Il 24 aprile 1989 il Teatro Colosseo si riempì di una folla amica, venuta a salutare l’artista che tornava in patria: a presentare la serata l'attrice Silvia Nebbia. C’erano gli amici, venuti in tanti: c’era Renato Nicolini, l’inventore dell’Estate romana, Valentino Orfeo, Giancarlo Nanni, Caterina Merlino, Patrizia Sacchi, Simone Carella, il mitico critico teatrale della Repubblica, Nico Garrone, Patrizia Biuso, Ulisse Benedetti, l’amico Carmine Sorrentino, Ugo Margio, Mario Ricci, Giorgia Palombi, Angela Ceruti e l’elenco sarebbe troppo lungo. “Tutto quello che sono lo devo a questa città”, dicesti.

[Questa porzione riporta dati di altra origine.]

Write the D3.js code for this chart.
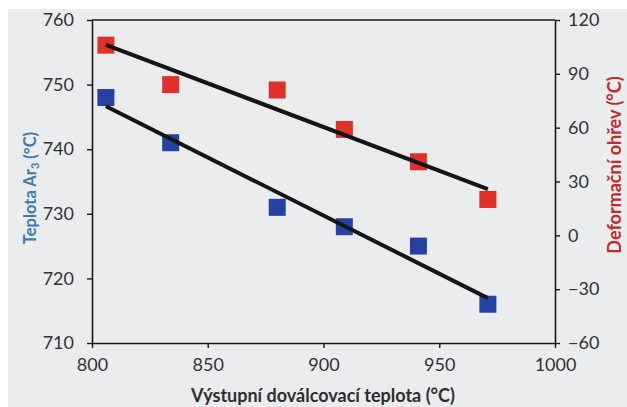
<!DOCTYPE html>
<html>
<head>
<meta charset="utf-8">
<script src="https://cdn.jsdelivr.net/npm/d3@7"></script>
<style>
  body { margin: 0; background: #fff; }
  svg text { font-family: Lato, "Open Sans", sans-serif; }
</style>
</head>
<body>
<div id="chart"></div>
<script>
// data
var exitTemp = [806, 834, 880, 909, 941, 971];      // Výstupní doválcovací teplota (°C)
var ar3Temp = [748, 741, 731, 728, 725, 716];       // Teplota Ar3 (°C), left axis
var deformHeat = [106, 84, 81, 59, 41, 20];         // Deformační ohřev (°C), right axis

var xTicks = [800, 850, 900, 950, 1000];
var yLeftTicks = [710, 720, 730, 740, 750, 760];
var yRightTicks = [-60, -30, 0, 30, 60, 90, 120];

var W = 627, H = 407;
var margin = { top: 20, right: 72, bottom: 64, left: 92 };
var width = W - margin.left - margin.right;
var height = H - margin.top - margin.bottom;

var svg = d3.select('#chart').append('svg')
    .attr('width', W)
    .attr('height', H);

// light grey backdrop like the scanned figure
svg.append('rect')
    .attr('x', 8).attr('y', 9)
    .attr('width', W - 8).attr('height', H - 9)
    .attr('fill', '#eaeced');

var g = svg.append('g')
    .attr('transform', 'translate(' + margin.left + ',' + margin.top + ')');

var x = d3.scaleLinear().domain([800, 1000]).range([0, width]);
var yL = d3.scaleLinear().domain([710, 760]).range([height, 0]);
var yR = d3.scaleLinear().domain([-60, 120]).range([height, 0]);

// least squares trend line over the points
function trend(xs, ys) {
    var mx = d3.mean(xs), my = d3.mean(ys);
    var num = d3.sum(xs, function (v, i) { return (v - mx) * (ys[i] - my); });
    var den = d3.sum(xs, function (v) { return (v - mx) * (v - mx); });
    var b = num / den, a = my - b * mx;
    var x0 = d3.min(xs), x1 = d3.max(xs);
    return [[x0, a + b * x0], [x1, a + b * x1]];
}

// Axes
var axisStyle = function (sel) {
    sel.select('.domain').attr('stroke', '#1a1a1a').attr('stroke-width', 1.6);
    sel.selectAll('.tick line').attr('stroke', '#1a1a1a').attr('stroke-width', 1.4);
    sel.selectAll('.tick text')
        .attr('fill', '#333')
        .style('font-size', '18px');
};

g.append('g')
    .attr('transform', 'translate(0,' + height + ')')
    .call(d3.axisBottom(x).tickValues(xTicks).tickFormat(d3.format('d'))
        .tickSize(5).tickSizeOuter(0).tickPadding(10))
    .call(axisStyle);

g.append('g')
    .call(d3.axisLeft(yL).tickValues(yLeftTicks).tickSize(5).tickSizeOuter(0).tickPadding(13))
    .call(axisStyle);

g.append('g')
    .attr('transform', 'translate(' + width + ',0)')
    .call(d3.axisRight(yR).tickValues(yRightTicks).tickSize(5).tickSizeOuter(0).tickPadding(8))
    .call(axisStyle);

// top border
g.append('line')
    .attr('x1', 0).attr('x2', width)
    .attr('y1', 0).attr('y2', 0)
    .attr('stroke', '#1a1a1a').attr('stroke-width', 1.6);

// markers
var size = 17;
var blue = exitTemp.map(function (v, i) { return [v, ar3Temp[i]]; });
var red = exitTemp.map(function (v, i) { return [v, deformHeat[i]]; });

g.selectAll('.m-blue').data(blue).enter().append('rect')
    .attr('class', 'm-blue')
    .attr('x', function (d) { return x(d[0]) - size / 2; })
    .attr('y', function (d) { return yL(d[1]) - size / 2; })
    .attr('width', size).attr('height', size)
    .attr('fill', '#2542a0');

g.selectAll('.m-red').data(red).enter().append('rect')
    .attr('class', 'm-red')
    .attr('x', function (d) { return x(d[0]) - size / 2; })
    .attr('y', function (d) { return yR(d[1]) - size / 2; })
    .attr('width', size).attr('height', size)
    .attr('fill', '#e0302a');

// trend lines
g.append('path')
    .datum(trend(exitTemp, ar3Temp))
    .attr('fill', 'none').attr('stroke', '#151515').attr('stroke-width', 4)
    .attr('d', d3.line().x(function (d) { return x(d[0]); }).y(function (d) { return yL(d[1]); }));

g.append('path')
    .datum(trend(exitTemp, deformHeat))
    .attr('fill', 'none').attr('stroke', '#151515').attr('stroke-width', 4)
    .attr('d', d3.line().x(function (d) { return x(d[0]); }).y(function (d) { return yR(d[1]); }));

// axis titles
var lt = svg.append('text')
    .attr('transform', 'translate(36,' + 188 + ') rotate(-90)')
    .attr('text-anchor', 'middle')
    .attr('fill', '#3a7cb4')
    .style('font-size', '16.5px').style('font-weight', 'bold');
lt.append('tspan').text('Teplota Ar');
lt.append('tspan').text('3').style('font-size', '11px').attr('dy', 3);
lt.append('tspan').text(' (°C)').attr('dy', -3);

svg.append('text')
    .attr('transform', 'translate(621,' + 165 + ') rotate(-90)')
    .attr('text-anchor', 'middle')
    .attr('fill', '#c22a2a')
    .style('font-size', '18px').style('font-weight', 'bold')
    .text('Deformační ohřev (°C)');

svg.append('text')
    .attr('x', 323).attr('y', 402)
    .attr('text-anchor', 'middle')
    .attr('fill', '#2e2e2e')
    .style('font-size', '18px').style('font-weight', 'bold')
    .text('Výstupní doválcovací teplota (°C)');
</script>
</body>
</html>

Discorsi e performance degli amici si alternarono all'emozione di salutare questa sorte di Madre coraggio. “Ho capito che devo andare dove la terra brucia. La conquista della democrazia non ha prezzo e in questo l’Italia mi è stata maestra. Lascio mio figlio nella mia seconda patria. Ho imparato tante cose qui e torno per poterle insegnare”. Poi se ne andò. Visse in Cile e vide la caduta di Pinochet.

La andai a visitare più di una volta, abitava in un cortile nel Barrio Bellavista, una bella casa coloratissima e disordinata, ma colta. Tanti amici, tanto amore. Un'estate fece le valigie e tornò a Roma per abbracciare Andrés, suo figlio, con una Roma complice di una delle estate più torride che io ricordi; fu colta da un infarto fulminante. Morì in macchina mentre la portavano in un ospedale sulla Casilina. Ci aveva detto, “quando non ci sarò più, voglio essere seppellita nella Roma che amo”. L'attrice Angela Cavo a cui era legata da diversi spettacoli, in un gesto di estrema generosità e amicizia le cedette un posto nella tomba di famiglia, nel cimitero di Marino, nei Castelli Romani. Dove ora riposa.